» DIRECTION:
Output the full listing below exactly as it reads, and skip anything that is a picture.

» DATASET CONTENT:
>>>

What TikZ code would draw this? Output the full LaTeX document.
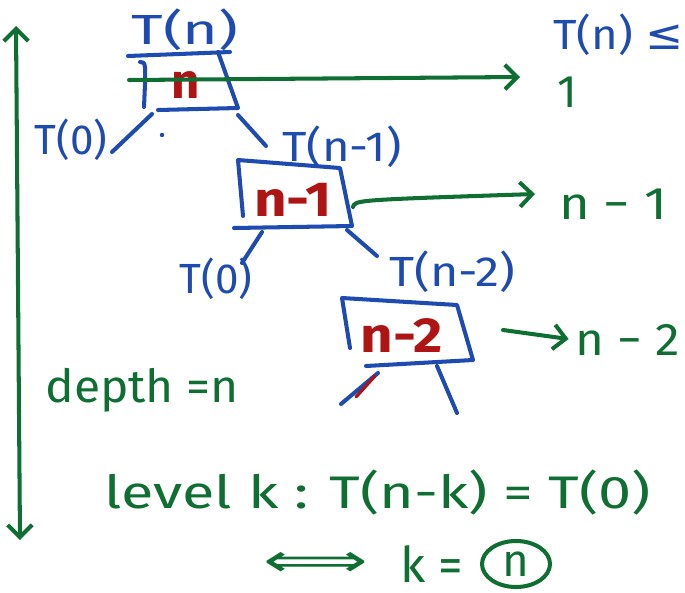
\documentclass[tikz,border=0pt]{standalone}
\usepackage{fontspec}
\usepackage{graphicx}
\setmainfont{Fira Sans}
\newfontfamily\symfont{DejaVu Sans}
\usetikzlibrary{arrows.meta}
\definecolor{inkblue}{RGB}{30,75,175}
\definecolor{inkgreen}{RGB}{15,110,50}
\definecolor{inkred}{RGB}{175,20,20}
\newcommand{\hwide}[2]{\scalebox{#1}[1]{#2}}
\begin{document}
\begin{tikzpicture}[x=0.02cm,y=-0.02cm,line cap=round,line join=round,
  pen/.style={line width=2.3pt},
  bl/.style={pen,draw=inkblue},
  gr/.style={pen,draw=inkgreen},
  rd/.style={pen,draw=inkred},
  barb/.style={-{Straight Barb[length=7pt,width=14pt,line width=2.3pt]}},
  dbarb/.style={{Straight Barb[length=7pt,width=14pt,line width=2.3pt]}-{Straight Barb[length=7pt,width=14pt,line width=2.3pt]}},
  btxt/.style={text=inkblue,font=\fontsize{24}{28}\selectfont,inner sep=0pt},
  gtxt/.style={text=inkgreen,font=\fontsize{26}{30}\selectfont,inner sep=0pt},
  rtxt/.style={text=inkred,font=\fontsize{28}{32}\selectfont\bfseries,inner sep=0pt}]
\useasboundingbox (0,0) rectangle (685,592);

% left depth arrow
\coordinate (dtop) at (16,26);
\coordinate (dbot) at (20,540);
\draw[gr,dbarb] (dtop) -- (dbot);
\node[gtxt,anchor=west] (depth) at (45,390) {\hwide{1.05}{depth =n}};

% level 0 box
\coordinate (a1) at (128,56); \coordinate (a2) at (230,52);
\coordinate (a3) at (238,108); \coordinate (a4) at (158,110);
\coordinate (a5) at (140,62); \coordinate (a6) at (144,107);
\draw[bl] (a1) -- (a2);
\draw[bl] (218,52) -- (a3) -- (a4);
\draw[bl] (a5) .. controls (146,62) .. (a6);
\node[rtxt] (n0) at (186,85) {n};
\node[btxt] (Tn) at (185,30) {\hwide{1.45}{T(n)}};

% level 1 box
\coordinate (b1) at (238,160); \coordinate (b2) at (340,168);
\coordinate (b3) at (352,226); \coordinate (b4) at (234,228);
\draw[bl] (243,216) -- (b1) -- (b2) -- (b3) -- (b4);
\node[rtxt] (n1) at (293,200) {\hwide{1.15}{n-1}};

% level 2 box
\coordinate (c1) at (342,298); \coordinate (c2) at (457,305);
\coordinate (c3) at (473,360); \coordinate (c4) at (366,366);
\draw[bl] (350,348) -- (c1) -- (c2) -- (c3) -- (c4);
\node[rtxt] (n2) at (402,336) {\hwide{1.15}{n-2}};

% branches
\coordinate (l0s) at (152,114); \coordinate (l0e) at (112,152);
\coordinate (r0s) at (238,115); \coordinate (r0e) at (266,146);
\draw[bl] (l0s) -- (l0e);
\draw[bl] (r0s) -- (r0e);
\fill[inkblue] (162,135) circle (2.2);
\node[btxt] (T0a) at (71,140) {T(0)};
\node[btxt] (Tn1) at (342,147) {\hwide{1.12}{T(n-1)}};

\coordinate (l1s) at (262,232); \coordinate (l1e) at (242,263);
\coordinate (r1s) at (347,230); \coordinate (r1e) at (377,256);
\draw[bl] (l1s) -- (l1e);
\draw[bl] (r1s) -- (r1e);
\node[btxt] (T0b) at (216,279) {T(0)};
\node[btxt] (Tn2) at (452,272) {\hwide{1.15}{T(n-2)}};

\coordinate (l2s) at (378,373); \coordinate (l2e) at (341,404);
\coordinate (r2s) at (437,366); \coordinate (r2e) at (457,413);
\draw[bl] (l2s) -- (l2e);
\draw[bl] (r2s) -- (r2e);
\draw[rd,line width=1.8pt] (356,397) -- (375,376);

% cost arrows
\node[gtxt] (g1) at (567,92) {1};
\node[gtxt] (g2) at (613,204) {\hwide{1.15}{n − 1}};
\node[gtxt] (g3) at (628,340) {\hwide{1.08}{n − 2}};
\coordinate (s1) at (129,80);
\coordinate (s2) at (353,207);
\coordinate (s3) at (503,330);
\draw[gr,barb] (s1) -- (520,77);
\draw[gr,barb] (s2) .. controls (355,200) .. (535,194);
\draw[gr,barb,shorten >=4pt] (s3) -- (g3.west);

% top right
\node[btxt,anchor=west] (Tnle) at (553,35) {\hwide{1.08}{T(n) {\symfont ≤}}};

% bottom statements
\node[gtxt,anchor=west] (level) at (104,492) {\hwide{1.3}{level k : T(n-k) = T(0)}};
\node[gtxt] (iff) at (316,564) {\hwide{1.6}{{\symfont ⟺}}};
\node[gtxt,font=\fontsize{28}{32}\selectfont] (keq) at (432,564) {k =};
\node[gtxt] (nc) at (516,564) {n};
\draw[gr] (nc) ellipse (34 and 23);
\end{tikzpicture}
\end{document}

<<<

» SOLUTION:
What TikZ code would draw this? Output the full LaTeX document.
\documentclass[tikz,border=0pt]{standalone}
\usepackage{fontspec}
\usepackage{graphicx}
\setmainfont{Fira Sans}
\newfontfamily\symfont{DejaVu Sans}
\usetikzlibrary{arrows.meta}
\definecolor{inkblue}{RGB}{30,75,175}
\definecolor{inkgreen}{RGB}{15,110,50}
\definecolor{inkred}{RGB}{175,20,20}
\newcommand{\hwide}[2]{\scalebox{#1}[1]{#2}}
\begin{document}
\begin{tikzpicture}[x=0.02cm,y=-0.02cm,line cap=round,line join=round,
  pen/.style={line width=2.3pt},
  bl/.style={pen,draw=inkblue},
  gr/.style={pen,draw=inkgreen},
  rd/.style={pen,draw=inkred},
  barb/.style={-{Straight Barb[length=7pt,width=14pt,line width=2.3pt]}},
  dbarb/.style={{Straight Barb[length=7pt,width=14pt,line width=2.3pt]}-{Straight Barb[length=7pt,width=14pt,line width=2.3pt]}},
  btxt/.style={text=inkblue,font=\fontsize{24}{28}\selectfont,inner sep=0pt},
  gtxt/.style={text=inkgreen,font=\fontsize{26}{30}\selectfont,inner sep=0pt},
  rtxt/.style={text=inkred,font=\fontsize{28}{32}\selectfont\bfseries,inner sep=0pt}]
\useasboundingbox (0,0) rectangle (685,592);

% left depth arrow
\coordinate (dtop) at (16,26);
\coordinate (dbot) at (20,540);
\draw[gr,dbarb] (dtop) -- (dbot);
\node[gtxt,anchor=west] (depth) at (45,390) {\hwide{1.05}{depth =n}};

% level 0 box
\coordinate (a1) at (128,56); \coordinate (a2) at (230,52);
\coordinate (a3) at (238,108); \coordinate (a4) at (158,110);
\coordinate (a5) at (140,62); \coordinate (a6) at (144,107);
\draw[bl] (a1) -- (a2);
\draw[bl] (218,52) -- (a3) -- (a4);
\draw[bl] (a5) .. controls (146,62) .. (a6);
\node[rtxt] (n0) at (186,85) {n};
\node[btxt] (Tn) at (185,30) {\hwide{1.45}{T(n)}};

% level 1 box
\coordinate (b1) at (238,160); \coordinate (b2) at (340,168);
\coordinate (b3) at (352,226); \coordinate (b4) at (234,228);
\draw[bl] (243,216) -- (b1) -- (b2) -- (b3) -- (b4);
\node[rtxt] (n1) at (293,200) {\hwide{1.15}{n-1}};

% level 2 box
\coordinate (c1) at (342,298); \coordinate (c2) at (457,305);
\coordinate (c3) at (473,360); \coordinate (c4) at (366,366);
\draw[bl] (350,348) -- (c1) -- (c2) -- (c3) -- (c4);
\node[rtxt] (n2) at (402,336) {\hwide{1.15}{n-2}};

% branches
\coordinate (l0s) at (152,114); \coordinate (l0e) at (112,152);
\coordinate (r0s) at (238,115); \coordinate (r0e) at (266,146);
\draw[bl] (l0s) -- (l0e);
\draw[bl] (r0s) -- (r0e);
\fill[inkblue] (162,135) circle (2.2);
\node[btxt] (T0a) at (71,140) {T(0)};
\node[btxt] (Tn1) at (342,147) {\hwide{1.12}{T(n-1)}};

\coordinate (l1s) at (262,232); \coordinate (l1e) at (242,263);
\coordinate (r1s) at (347,230); \coordinate (r1e) at (377,256);
\draw[bl] (l1s) -- (l1e);
\draw[bl] (r1s) -- (r1e);
\node[btxt] (T0b) at (216,279) {T(0)};
\node[btxt] (Tn2) at (452,272) {\hwide{1.15}{T(n-2)}};

\coordinate (l2s) at (378,373); \coordinate (l2e) at (341,404);
\coordinate (r2s) at (437,366); \coordinate (r2e) at (457,413);
\draw[bl] (l2s) -- (l2e);
\draw[bl] (r2s) -- (r2e);
\draw[rd,line width=1.8pt] (356,397) -- (375,376);

% cost arrows
\node[gtxt] (g1) at (567,92) {1};
\node[gtxt] (g2) at (613,204) {\hwide{1.15}{n − 1}};
\node[gtxt] (g3) at (628,340) {\hwide{1.08}{n − 2}};
\coordinate (s1) at (129,80);
\coordinate (s2) at (353,207);
\coordinate (s3) at (503,330);
\draw[gr,barb] (s1) -- (520,77);
\draw[gr,barb] (s2) .. controls (355,200) .. (535,194);
\draw[gr,barb,shorten >=4pt] (s3) -- (g3.west);

% top right
\node[btxt,anchor=west] (Tnle) at (553,35) {\hwide{1.08}{T(n) {\symfont ≤}}};

% bottom statements
\node[gtxt,anchor=west] (level) at (104,492) {\hwide{1.3}{level k : T(n-k) = T(0)}};
\node[gtxt] (iff) at (316,564) {\hwide{1.6}{{\symfont ⟺}}};
\node[gtxt,font=\fontsize{28}{32}\selectfont] (keq) at (432,564) {k =};
\node[gtxt] (nc) at (516,564) {n};
\draw[gr] (nc) ellipse (34 and 23);
\end{tikzpicture}
\end{document}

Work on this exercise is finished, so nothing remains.